P3 focus farm built on fertile Hauraki Plains soils
Dairy farming on the fertile Hauraki Plains has helped a Ngatea couple develop their small farm into a profitable P3 Trust focus farm.
Campbell and Delwyn Clayton-Greene own a 50 per cent equity share in the farm, which is one of five focus farms for the P3 Trust.
This means data and commentary about the farm is included in a weekly newsletter P3 for other farmers in the region.
"The idea behind it is to give people some idea of what other people are doing, which might spark some thoughts," Campbell said.
The couple have about 250 dairy cows on the 79ha farm, which they bought about 10 years ago.
Campbell said the Ngatea farm was selected as a P3 focus farm because it was a reasonably high profit farm.

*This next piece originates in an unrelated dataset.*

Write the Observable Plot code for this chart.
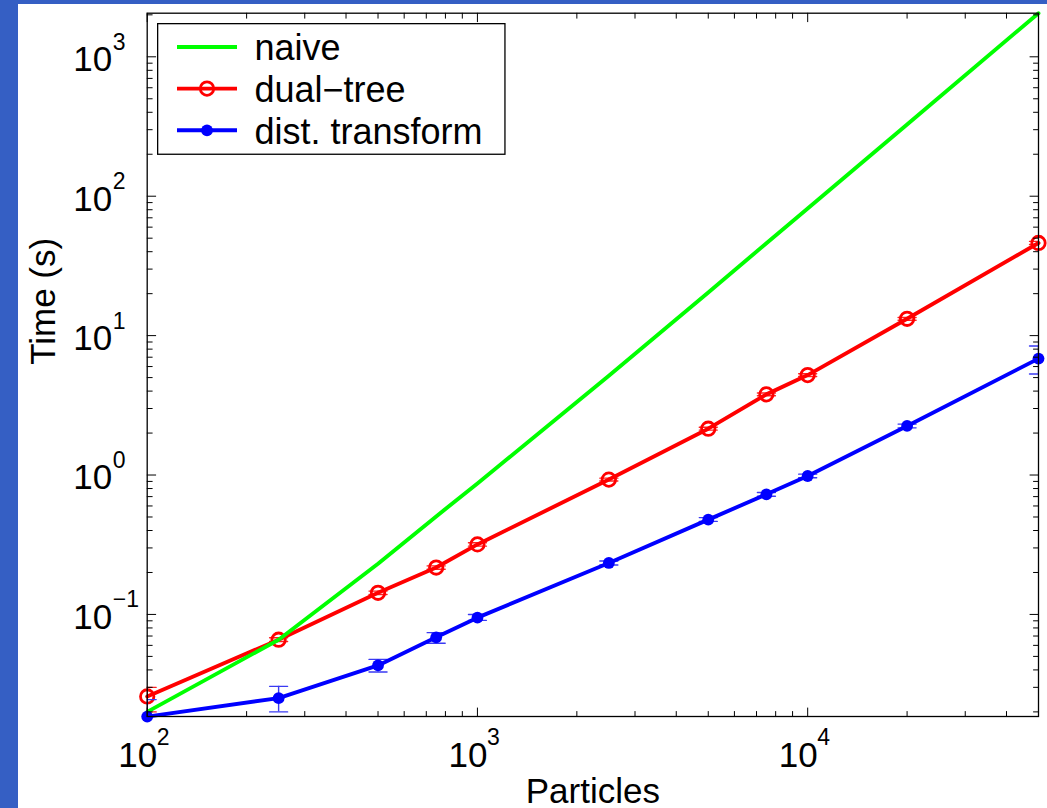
<!DOCTYPE html>
<html><head><meta charset="utf-8">
<script src="https://cdn.jsdelivr.net/npm/d3@7"></script>
<script src="https://cdn.jsdelivr.net/npm/@observablehq/plot@0.6"></script>
<style>
html,body{margin:0;padding:0;background:#355fc4;width:1047px;height:808px;overflow:hidden}
#wrap{position:absolute;left:18px;top:4px;width:1029px;height:804px;background:#fff}
#legend{position:absolute;left:138.7px;top:18.7px}
</style></head><body><div id="wrap"></div>
<script>
// ---- data ----
const particles = [100, 250, 500, 750, 1000, 2500, 5000, 7500, 10000, 20000, 50000];
const naive     = [0.0200, 0.0659, 0.231, 0.505, 0.87, 5.15, 20.4, 46.0, 81.7, 327, 2055];
const dualTree  = [0.0258, 0.0659, 0.143, 0.217, 0.318, 0.927, 2.15, 3.79, 5.21, 13.2, 46.2];
const dualLo    = [0.0200, 0.0640, 0.139, 0.211, 0.309, 0.905, 2.10, 3.70, 5.09, 12.9, 45.0];
const dualHi    = [0.0300, 0.0680, 0.147, 0.223, 0.327, 0.950, 2.20, 3.88, 5.33, 13.5, 47.4];
const distTr    = [0.0185, 0.0251, 0.0431, 0.0685, 0.0948, 0.234, 0.479, 0.727, 0.984, 2.25, 6.84];
const distLo    = [0.0140, 0.0200, 0.0386, 0.0622, 0.0907, 0.226, 0.465, 0.705, 0.955, 2.18, 5.31];
const distHi    = [0.0245, 0.0305, 0.0476, 0.0740, 0.1000, 0.242, 0.495, 0.750, 1.015, 2.32, 8.42];
const seriesNames = ["naive", "dual\u2212tree", "dist. transform"];
const seriesColors = ["#00ff00", "#ff0000", "#0000ff"];
const xMajor = [100, 1000, 10000];
const yMajor = [0.1, 1, 10, 100, 1000];
const xDomain = [100, 50000];
const yDomain = [0.01853, 2055];
const xLabel = "Particles";
const yLabel = "Time (s)";

// ---- derived tables ----
const rows = particles.map((x, i) => ({
  x, naive: naive[i], dual: dualTree[i], dualLo: dualLo[i], dualHi: dualHi[i],
  dist: distTr[i], distLo: distLo[i], distHi: distHi[i]
}));
function minors([lo, hi]) {
  const out = [];
  for (let e = Math.floor(Math.log10(lo)); e <= Math.ceil(Math.log10(hi)); e++)
    for (let m = 2; m <= 9; m++) { const v = m * 10 ** e; if (v > lo && v < hi) out.push(v); }
  return out;
}
const xMinor = minors(xDomain), yMinor = minors(yDomain);
const expText = d => { const e = Math.round(Math.log10(d)); return e < 0 ? "\u2212" + (-e) : String(e); };
const tickShape = {draw(c, l) { c.moveTo(0, 0); c.lineTo(0, -l); }};
const FONT = "'Liberation Sans', Arial, Helvetica, sans-serif";
const FS = 35, FSE = 23, MAJ = 8.5, MIN = 5, LW = 3.9;

function ticks(data, k, anchor, len) {
  const rot = {left: 90, right: -90, bottom: 0, top: 180}[anchor];
  const o = {frameAnchor: anchor, rotate: rot, length: len, anchor: "start", shape: tickShape, stroke: "black", strokeWidth: 1};
  o[k] = d => d;
  return Plot.vector(data, o);
}

const plot = Plot.plot({
  width: 1029, height: 804,
  marginLeft: 128.7, marginRight: 9, marginTop: 8.7, marginBottom: 92,
  style: {fontFamily: FONT, background: "white", overflow: "visible"},
  x: {type: "log", domain: xDomain, axis: null},
  y: {type: "log", domain: yDomain, axis: null},
  marks: [
    // dual-tree
    Plot.ruleX(rows, {x: "x", y1: "dualLo", y2: "dualHi", stroke: "#ff2020", strokeWidth: 1.4, clip: "frame"}),
    Plot.vector(rows, {x: "x", y: "dualLo", rotate: 90, length: 18, anchor: "middle", shape: tickShape, stroke: "#ff2020", strokeWidth: 1.4, clip: "frame"}),
    Plot.vector(rows, {x: "x", y: "dualHi", rotate: 90, length: 18, anchor: "middle", shape: tickShape, stroke: "#ff2020", strokeWidth: 1.4, clip: "frame"}),
    Plot.line(rows, {x: "x", y: "dual", stroke: seriesColors[1], strokeWidth: LW}),
    Plot.dot(rows, {x: "x", y: "dual", r: 6.7, stroke: seriesColors[1], strokeWidth: 2.8, fill: "none"}),
    // naive
    Plot.line(rows, {x: "x", y: "naive", stroke: seriesColors[0], strokeWidth: LW}),
    // dist. transform
    Plot.ruleX(rows, {x: "x", y1: "distLo", y2: "distHi", stroke: "#3a3af2", strokeWidth: 1.4, clip: "frame"}),
    Plot.vector(rows, {x: "x", y: "distLo", rotate: 90, length: 18, anchor: "middle", shape: tickShape, stroke: "#3a3af2", strokeWidth: 1.4, clip: "frame"}),
    Plot.vector(rows, {x: "x", y: "distHi", rotate: 90, length: 18, anchor: "middle", shape: tickShape, stroke: "#3a3af2", strokeWidth: 1.4, clip: "frame"}),
    Plot.line(rows, {x: "x", y: "dist", stroke: seriesColors[2], strokeWidth: LW}),
    Plot.dot(rows, {x: "x", y: "dist", r: 5.9, fill: seriesColors[2]}),
    // inward ticks on all four sides
    ticks(yMajor, "y", "left", MAJ), ticks(yMinor, "y", "left", MIN),
    ticks(yMajor, "y", "right", MAJ), ticks(yMinor, "y", "right", MIN),
    ticks(xMajor, "x", "bottom", MAJ), ticks(xMinor, "x", "bottom", MIN),
    ticks(xMajor, "x", "top", MAJ), ticks(xMinor, "x", "top", MIN),
    Plot.frame({stroke: "black", strokeWidth: 1.3}),
    // tick labels
    Plot.text(yMajor, {y: d => d, frameAnchor: "left", text: () => "10", textAnchor: "end", lineAnchor: "bottom", dx: -35, dy: 14.4, fontSize: FS}),
    Plot.text(yMajor, {y: d => d, frameAnchor: "left", text: expText, textAnchor: "start", lineAnchor: "bottom", dx: -34.5, dy: -7, fontSize: FSE}),
    Plot.text(xMajor, {x: d => d, frameAnchor: "bottom", text: () => "10", textAnchor: "end", lineAnchor: "bottom", dx: 10, dy: 50.7, fontSize: FS}),
    Plot.text(xMajor, {x: d => d, frameAnchor: "bottom", text: expText, textAnchor: "start", lineAnchor: "bottom", dx: 9.5, dy: 28, fontSize: FSE}),
    // axis labels
    Plot.text([xLabel], {frameAnchor: "bottom", text: d => d, lineAnchor: "bottom", dy: 86, fontSize: FS}),
    Plot.text([yLabel], {frameAnchor: "left", text: d => d, rotate: -90, lineAnchor: "bottom", dx: -92.7, fontSize: FS})
  ]
});
const wrap = document.getElementById("wrap");
wrap.appendChild(plot);

// ---- legend (inside the axes, top-left) ----
const lg = d3.select(wrap).append("svg").attr("id", "legend")
  .attr("width", 350).attr("height", 133).style("font-family", FONT);
lg.append("rect").attr("x", 0.65).attr("y", 0.65).attr("width", 347.3).attr("height", 130.6)
  .attr("fill", "white").attr("stroke", "black").attr("stroke-width", 1.3);
const rowY = [24, 65.6, 107.3];
seriesNames.forEach((name, i) => {
  const g = lg.append("g").attr("transform", `translate(0,${rowY[i]})`);
  g.append("line").attr("x1", 20).attr("x2", 80).attr("stroke", seriesColors[i]).attr("stroke-width", LW);
  if (i === 1) g.append("circle").attr("cx", 50).attr("r", 6.7).attr("fill", "none").attr("stroke", seriesColors[i]).attr("stroke-width", 2.8);
  if (i === 2) g.append("circle").attr("cx", 50).attr("r", 5.9).attr("fill", seriesColors[i]);
  g.append("text").attr("x", 97.5).attr("y", 13.3).attr("font-size", 36).attr("fill", "black").text(name);
});
</script></body></html>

"We focus on the basics and doing the basics well, predominantly growing as much grass as we can and turning it into milk," he said.
"It's a good profitable little farm and we've been lucky with the people we've had on it too, which makes a big difference."
Farming on the rich Hauraki Plains soils helped, he said.
Below the farm's peat topsoil was marine clay, which had a high mineral content, growing good grass, he said.
"It does grow a lot of grass when it grows."
It had been a challenging winter season, with unusually high rainfall since March, he said.
Campbell has been dairy farming for 20 years. Originally from Waimai, near Ngaruawahia, he moved to Hauraki when he met Delwyn. They now live on Delwyn's 180ha family farm in Kaihere, where they milk 600 cows.
Before becoming a farmer, Campbell was a mechanic and competed in rowing throughout the Waikato. He continues to row, currently coaching students at Hauraki.
Contract milker Troy Tilyard has been operating the Clayton-Greene focus farm for two years.
He grew up on the Hauraki Plains before moving to Pukekohe to work as a plumber for nine years. He then moved to Ngatea with his wife Adriana and their three preschool children.
He said being part of the P3 project had been helpful.
"It's helped me out a lot, with different scenarios. I think it's quite good seeing what other farmers are doing," he said.
"It gets you thinking a bit more about how to do certain jobs."